What you, as a retail customer, pay, is a different matter.

Look at the pricing graph here (it includes the price surge after the Brexit vote)
click on Wholesale Price Trends (show)
then Electricity Prices
try this


Short-notice balancing prices are so embarrassing that they are not disclosed.

"Current Prices
"The current wholesale electricity price is around £38 per MWh; that is still far lower than prices back in 2007/2008 when the market was at its peak. The peak happened during 2008 which saw these rates nearly double to over £90/MWh, and that’s when most of the big six suppliers increased tariffs.

"Since then, we haven’t seen the same reduction, but there are also investment programmes that the energy companies need to implement that also put pressure on prices."
:evil: OK, so what I'm hearing is that
(a) there is no viable alternative to fossil fuel for road transport
(b) catastrophic climate change is inevitable, therefore
(c) we're screwed, Trump has got it right and we might as well all forget about trying to be green as we are doomed to fail.

So far AFAICS no-one has any positive suggestions of practicable ways to solve the issue - all I hear is doom and gloom.:evil:
Trump has got it right

all I hear is doom and gloom.
that's not true

you have seen mention of reduced use of fossil fuel

Have you heard that storage battery research is galloping along, because there's a lot of money in it? And that price, size and weight go down, and capacity goes up, with each generation?

that's not true

you have seen mention of reduced use of fossil fuel

Have you heard that storage battery research is galloping along, because there's a lot of money in it? And that price, size and weight go down, and capacity goes up, with each generation?

Yes - I was thinking more about the problems of generation and distribution - which that does not address. The capacity of the batteries in the cars is irrelevant if we can't generate and distribute the power to charge them.

(Note the :evil:s in my post)
you are thinking of electric cars? And not about industrial and domestic use of electricity generated from non-fossil sources?

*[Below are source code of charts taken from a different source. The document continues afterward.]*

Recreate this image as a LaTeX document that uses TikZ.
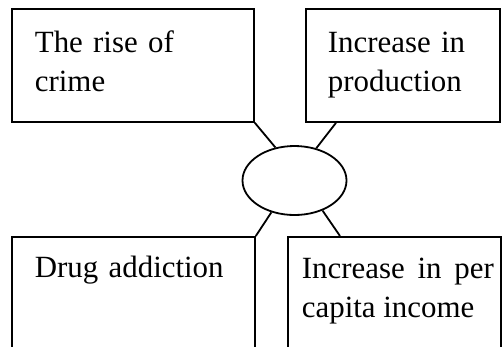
\documentclass[tikz,border=0pt]{standalone}
\usepackage{fontspec}
\setmainfont{Liberation Serif}
\usetikzlibrary{shapes.geometric}

\begin{document}
\begin{tikzpicture}[x=1bp, y=-1bp, line width=1.8bp,
  txtbox/.style={draw=black, anchor=north west, inner sep=0pt},
  hub/.style={draw=black, ellipse, minimum width=104bp, minimum height=69bp, inner sep=0pt},
  lbl/.style={anchor=base west, inner sep=0pt, text width=200bp, align=left, font=\fontsize{31}{40}\selectfont}
]
\useasboundingbox (0,0) rectangle (502,346);
\clip (0,0) rectangle (502,346);

% Top boxes
\node[txtbox, minimum width=242bp, minimum height=113bp] (crime) at (11,8) {};
\node[lbl] (crimetxt) at ([xshift=23bp, yshift=-44bp]crime.north west) {The rise of\\crime};

\node[txtbox, minimum width=194bp, minimum height=113bp] (prod) at (305,8) {};
\node[lbl, text width=165bp] (prodtxt) at ([xshift=22bp, yshift=-44bp]prod.north west) {Increase in\\production};

% Bottom boxes (run off the page)
\node[txtbox, minimum width=243bp, minimum height=130bp] (drug) at (11,236) {};
\node[lbl] (drugtxt) at ([xshift=23bp, yshift=-41bp]drug.north west) {Drug addiction};

\node[txtbox, minimum width=213bp, minimum height=130bp] (income) at (287,236) {};
\node[lbl, text width=192bp, align=justify] (incometxt) at ([xshift=14bp, yshift=-42bp]income.north west) {Increase in per capita income};

% Centre
\node[hub] (core) at (294.5,180.5) {};

% Connectors
\draw (crime.south east) -- (core.120);
\draw ([xshift=31bp]prod.south west) -- (core.56);
\draw (drug.north east) -- (core.234);
\draw ([xshift=53bp]income.north west) -- (core.313);
\end{tikzpicture}
\end{document}
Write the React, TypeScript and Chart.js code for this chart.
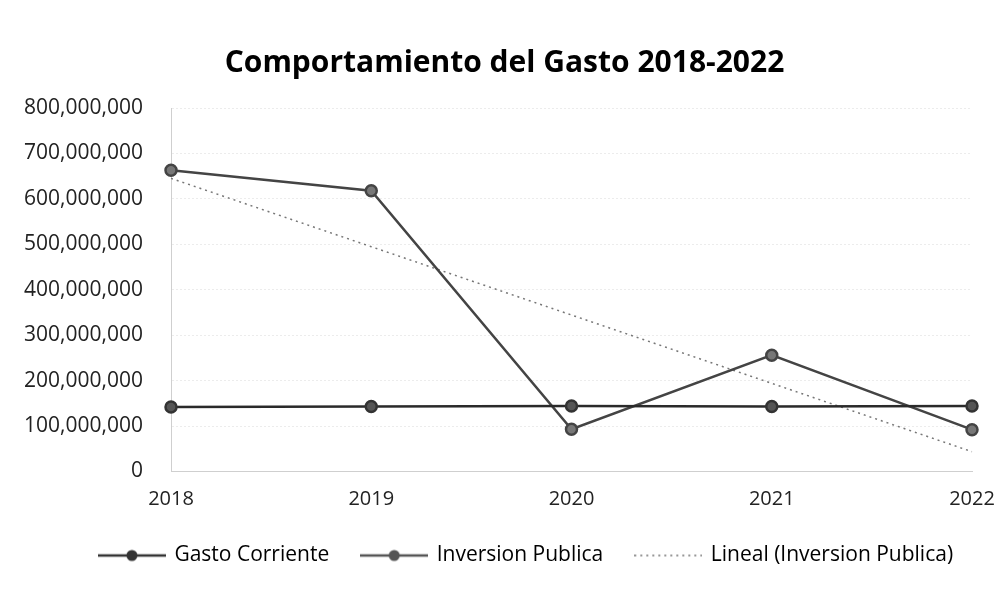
import React, { useEffect, useRef } from "react";
import { Chart, registerables } from "chart.js";

Chart.register(...registerables);

const TITLE = "Comportamiento del Gasto 2018-2022";
const years = ["2018", "2019", "2020", "2021", "2022"];
const gastoCorriente = [142000000, 143000000, 144000000, 143000000, 144000000];
const inversionPublica = [663000000, 618000000, 93000000, 256000000, 92000000];
const yTicks = [0, 100000000, 200000000, 300000000, 400000000, 500000000, 600000000, 700000000, 800000000];
const legendNames = ["Gasto Corriente", "Inversion Publica", "Lineal (Inversion Publica)"];

function linearTrend(vals: number[]): number[] {
  const n = vals.length;
  const mx = (n - 1) / 2;
  const my = vals.reduce((a, b) => a + b, 0) / n;
  let num = 0, den = 0;
  vals.forEach((v, i) => { num += (i - mx) * (v - my); den += (i - mx) * (i - mx); });
  const slope = num / den;
  return vals.map((_, i) => my + slope * (i - mx));
}

function makeMarker(color: string, dotted: boolean): HTMLCanvasElement {
  const c = document.createElement("canvas");
  c.width = 68;
  c.height = 14;
  const ctx = c.getContext("2d")!;
  ctx.strokeStyle = color;
  ctx.lineWidth = dotted ? 1.5 : 2.5;
  if (dotted) ctx.setLineDash([2, 4]);
  ctx.beginPath();
  ctx.moveTo(0, 7);
  ctx.lineTo(68, 7);
  ctx.stroke();
  if (!dotted) {
    ctx.fillStyle = color;
    ctx.beginPath();
    ctx.arc(34, 7, 5.5, 0, Math.PI * 2);
    ctx.fill();
  }
  return c;
}

const legendShift = {
  id: "legendShift",
  afterLayout(chart: any) {
    if (chart.legend) {
      chart.legend.left += 22;
      chart.legend.right += 22;
    }
  },
};

export default function App() {
  const ref = useRef<HTMLCanvasElement>(null);
  useEffect(() => {
    document.body.style.margin = "0";
    const trend = linearTrend(inversionPublica);
    const font = "'Open Sans', sans-serif";
    const markerColors = ["#333", "#555", "#777"];
    const chart = new Chart(ref.current!, {
      type: "line",
      data: {
        labels: years,
        datasets: [
          {
            label: legendNames[0],
            data: gastoCorriente,
            borderColor: "#2a2a2a",
            backgroundColor: "#3a3a3a",
            borderWidth: 2.5,
            pointRadius: 5.5,
            pointBackgroundColor: "#555",
            pointBorderColor: "#333",
          },
          {
            label: legendNames[1],
            data: inversionPublica,
            borderColor: "#444",
            backgroundColor: "#666",
            borderWidth: 2.5,
            pointRadius: 5.5,
            pointBackgroundColor: "#777",
            pointBorderColor: "#444",
          },
          {
            label: legendNames[2],
            data: trend,
            borderColor: "#777",
            borderWidth: 1.5,
            borderDash: [2, 4],
            pointRadius: 0,
          },
        ],
      },
      plugins: [legendShift],
      options: {
        animation: false,
        responsive: false,
        layout: { padding: { left: 15, right: 0, top: 37, bottom: 15 } },
        plugins: {
          title: {
            display: true,
            text: TITLE,
            color: "#000",
            font: { family: font, size: 30, weight: "bold" },
            padding: { top: 8, bottom: 27 },
          },
          legend: {
            position: "bottom",
            labels: {
              color: "#222",
              font: { family: font, size: 21 },
              usePointStyle: true,
              pointStyleWidth: 64,
              padding: 33,
              generateLabels: () =>
                legendNames.map((name, i) => ({
                  text: name,
                  pointStyle: makeMarker(markerColors[i], i === 2),
                  datasetIndex: i,
                  fillStyle: markerColors[i],
                  strokeStyle: markerColors[i],
                  lineWidth: 0,
                  hidden: false,
                })) as any,
            },
          },
          tooltip: { enabled: false },
        },
        scales: {
          x: {
            offset: false,
            grid: { display: false, drawTicks: false },
            border: { display: true, color: "#cfcfcf", dash: [2, 2] },
            ticks: { color: "#222", font: { family: font, size: 20 }, padding: 16 },
            afterFit: (scale: any) => {
              scale.paddingRight = 22;
              scale.paddingLeft = 0;
              scale.height = 40.5;
            },
          },
          y: {
            min: 0,
            max: 800000000,
            afterBuildTicks: (axis: any) => { axis.ticks = yTicks.map((v) => ({ value: v })); },
            afterFit: (scale: any) => { scale.width = 156; },
            grid: { color: "#ececec", drawTicks: false } as any,
            border: { display: true, color: "#cfcfcf", dash: [2, 2] },
            ticks: {
              color: "#222",
              font: { family: font, size: 21 },
              padding: 28,
              callback: (v: any) => Number(v).toLocaleString("en-US"),
            },
          },
        },
      },
    });
    return () => chart.destroy();
  }, []);
  return <canvas ref={ref} width={994} height={591} style={{ display: "block" }} />;
}
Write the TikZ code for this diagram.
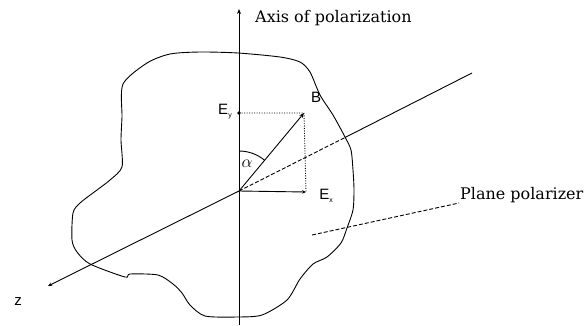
\documentclass[tikz,border=0pt]{standalone}
\usepackage{fontspec}
\setmainfont{DejaVu Serif}
\newfontfamily\lsans{Liberation Sans}
\usetikzlibrary{arrows.meta}
\begin{document}
\begin{tikzpicture}[x=1pt,y=-1pt,
  ln/.style={line width=0.9pt, black},
  tipa/.style={-{Stealth[length=5pt,width=4pt]}},
  lbl/.style={inner sep=0pt, anchor=base west, font=\fontsize{16}{18}\selectfont},
  sym/.style={inner sep=0pt, font=\lsans\fontsize{15}{17}\selectfont},
  dotline/.style={ln, dash pattern=on 1pt off 1.5pt},
  dashline/.style={ln, dash pattern=on 4pt off 2pt}]
\useasboundingbox (0,0) rectangle (587,325);

% key points
\coordinate (O)   at (239,191);
\coordinate (Atop) at (239,9);
\coordinate (Abot) at (239,325);
\coordinate (Ey)  at (239,113);
\coordinate (Ex)  at (306,192);
\coordinate (Bt)  at (304,113);
\coordinate (Dc)  at (304,113);
\coordinate (ZL)  at (48,286);
\coordinate (ZC)  at (345,137.5);
\coordinate (ZR)  at (472,73);
\coordinate (Pa)  at (312,235);

% polarizer outline
\draw[ln] plot[smooth cycle, tension=0.45] coordinates {
 (170,54) (200,52) (238,53) (280,57) (300,62) (310,72) (320,95) (333,115)
 (345,137) (351,150) (353,170) (354,190) (353,210) (347,228) (341,243)
 (327,257) (313,264) (300,279) (287,300) (262,315) (237,317) (205,316)
 (190,305) (182,293) (173,284) (158,275) (130,274) (125,277) (90,264)
 (77,252) (72,240) (73,213) (80,203) (97,190) (110,180) (122,167)
 (121,140) (122,117) (123,84) (147,63)};

% axis of polarization
\draw[ln, tipa] (Abot) -- (Atop);

% z axis
\draw[ln, -{Stealth[length=4pt,width=3.5pt]}] (O) -- (ZL);
\draw[dashline] (O) -- (ZC);
\draw[ln] (ZC) -- (ZR);

% components
\draw[dotline] (Ey) -- (Dc) -- (Ex);
\draw[ln, -{Stealth[length=4pt,width=3.5pt]}] (O) -- (Ex);
\draw[ln, tipa] (O) -- (Bt);
\fill[black] (Ey) circle (1.8pt);

% angle alpha
\draw[ln] (239,151) arc[start angle=-90, end angle=-50, radius=40];
\node[inner sep=0pt, font=\fontsize{19}{21}\selectfont] (al) at (247,164) {$\alpha$};

% labels
\node[sym] (lB) at (316,97) {B};
\node[sym] (lEy) at (225,112) {E\raisebox{-3pt}{\fontsize{7}{8}\selectfont y}};
\node[sym] (lEx) at (326,196) {E\raisebox{-3pt}{\fontsize{7}{8}\selectfont x}};
\node[sym] (lz) at (18,302) {z};
\node[lbl] (lax) at (255,22) {Axis of polarization};
\node[lbl] (lpp) at (460,199) {Plane polarizer};
\coordinate (Pb) at ([xshift=-1pt,yshift=-4pt]lpp.base west);
\draw[dashline] (Pa) -- (Pb);
\end{tikzpicture}
\end{document}
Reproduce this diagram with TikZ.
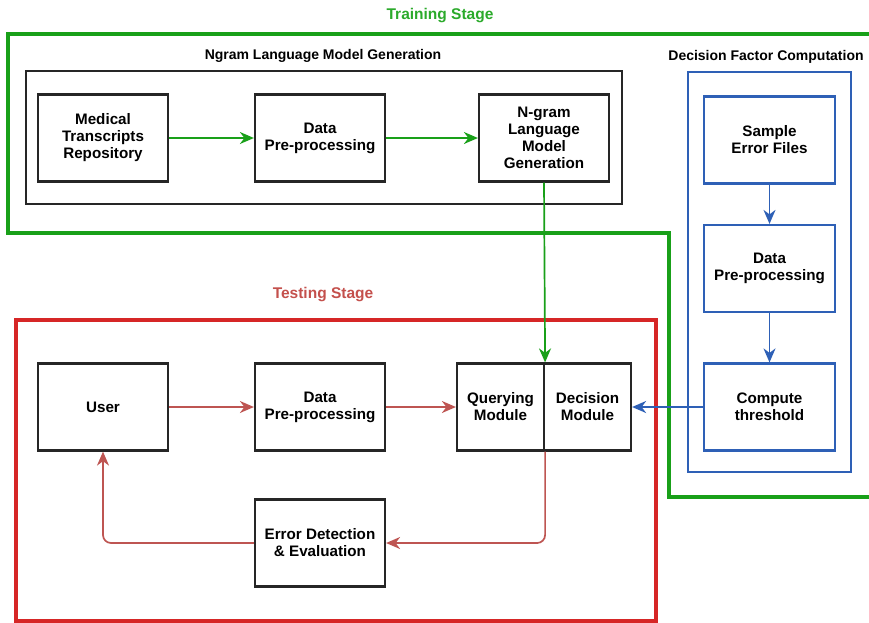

There is a certain amount of spare overnight capacity, when demand drops from daytime 40GW to nighttime 30GW.

Large storage batteries are not intended for cars, they are intended for storing cheap power for use at expensive times at a house, district or factory level.

The oil companies, however, are looking in particular at synthesised fuels and hydrogen cracking, which I suppose fits better into their integrated distribution and storage facilities.

The UK government cancelled research into carbon storage, which might be essential to hydrogen cracking from methane.
here is an example of house-level storage
I am prepared to believe it makes sense in, say California, where you might get dependable sunshine and use it to power your aircon or electric car

In UK I just looked at their online quote, they are offering
One 14 kWh Powerwall battery £5,400
For reference, my house uses about 5kWh per day in summer. A powerwall would not make economic sense.

I have a feeling that in a year or two costs will drop and performance will improve.

It is said that district-level and factory-level storage depends on mass array of standard devices, and cheap materials. Attempts have been made to copy the Aluminium smelting model.